What is Invoice Discounting and How Does It Work?

What is invoice discounting

Invoice discounting is a financial service that offers businesses a way to improve cash flow by unlocking the funds tied up in their unpaid invoices. For South African businesses, this can be a vital tool, especially for small and medium-sized enterprises (SMEs) facing cash flow challenges. Let’s delve into what invoice discounting is and how it operates within the South African context.

Understanding Invoice Discounting

Invoice discounting allows businesses to receive a substantial portion of their outstanding invoice values before their customers pay. Instead of waiting 30, 60, or 90 days for customer payments, companies can access most of their invoice values immediately. This financial solution helps businesses manage their cash flow more effectively, ensuring they have the necessary funds for day-to-day operations.

How Does Invoice Discounting Work?

Generating Invoices: Once a business delivers goods or services, it issues invoices to its customers, detailing the amount owed and the payment terms.

Approaching an Invoice Discounting Provider: The business approaches a financial institution or a specialist provider to arrange invoice finance. In South Africa, several banks and independent firms offer this service.

Verification and Advance: The provider verifies the invoices and advances a percentage of the invoice value, typically between 70% and 80%. The remaining percentage is held as a reserve.

Customer Payment: The customer pays the full invoice amount directly to the business, which then settles the outstanding amount with the invoice discounting provider, minus any fees. Note that it is a requirement to open a new business bank account that the financial institution has access to.

Completion: Once the provider receives the balance, they release the reserve amount (minus their fees) to the business, completing the transaction.

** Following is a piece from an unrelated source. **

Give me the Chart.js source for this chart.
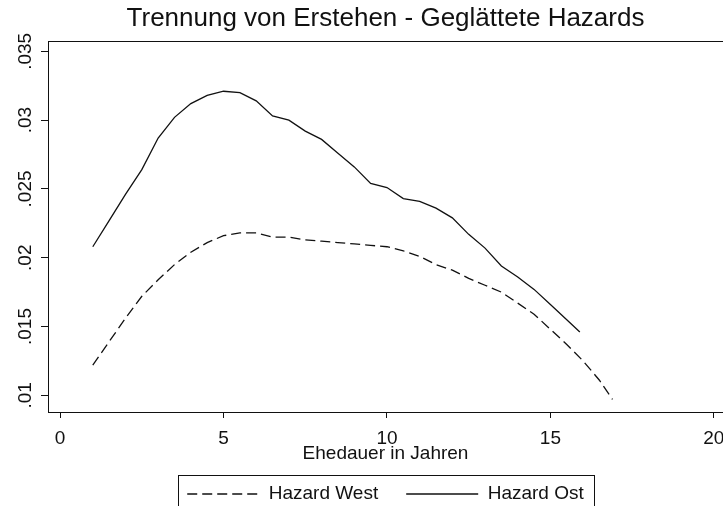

Benefits of Invoice Discounting

Improved Cash Flow: Immediate access to funds from unpaid invoices helps businesses cover operational expenses, invest in growth opportunities, and navigate financial gaps.

Confidentiality: Unlike factoring, invoice discounting is typically confidential, meaning customers are unaware that a third party is involved.

Flexibility: Businesses can use the service as needed, making it a flexible financial tool to manage cash flow.

Maintain Control: Companies retain control over their sales ledger and customer relationships, ensuring that their operations remain smooth.

Invoice Discounting in the South African Context

In South Africa, SMEs often face significant challenges related to cash flow due to the extended payment terms common in many industries. Invoice finance provides a practical solution to these challenges by offering immediate access to working capital.

Example Scenario:

Consider a local manufacturer in Durban that supplies goods to large retail chains. These retailers often have payment terms of up to 90 days. By using invoice discounting, the manufacturer can unlock up to 80% of the invoice value immediately. This allows the business to purchase raw materials, pay employees, and cover other operational costs without waiting for the retailers to settle their accounts.

Choosing an Invoice Discounting Provider

When selecting an invoice discounting provider in South Africa, businesses should consider the following:

Reputation and Experience: Choose providers with a solid track record and positive reviews from other businesses. At Premier Finance we vet our finance partners, ensuring that you only work with the best.

Fees and Costs: Understand the fee structure, including any hidden costs, to ensure that the service is cost-effective.

Service Flexibility: Ensure the provider offers flexible terms that align with your business needs.

Customer Support: opt for providers that offer robust customer support to assist with any issues or queries.


Invoice discounting is a valuable financial tool for South African businesses looking to improve cash flow and maintain smooth operations. By leveraging the value of their unpaid invoices, companies can access the working capital they need to thrive in a competitive market. For many SMEs, this service can make the difference between stagnation and growth, providing the financial stability required to succeed.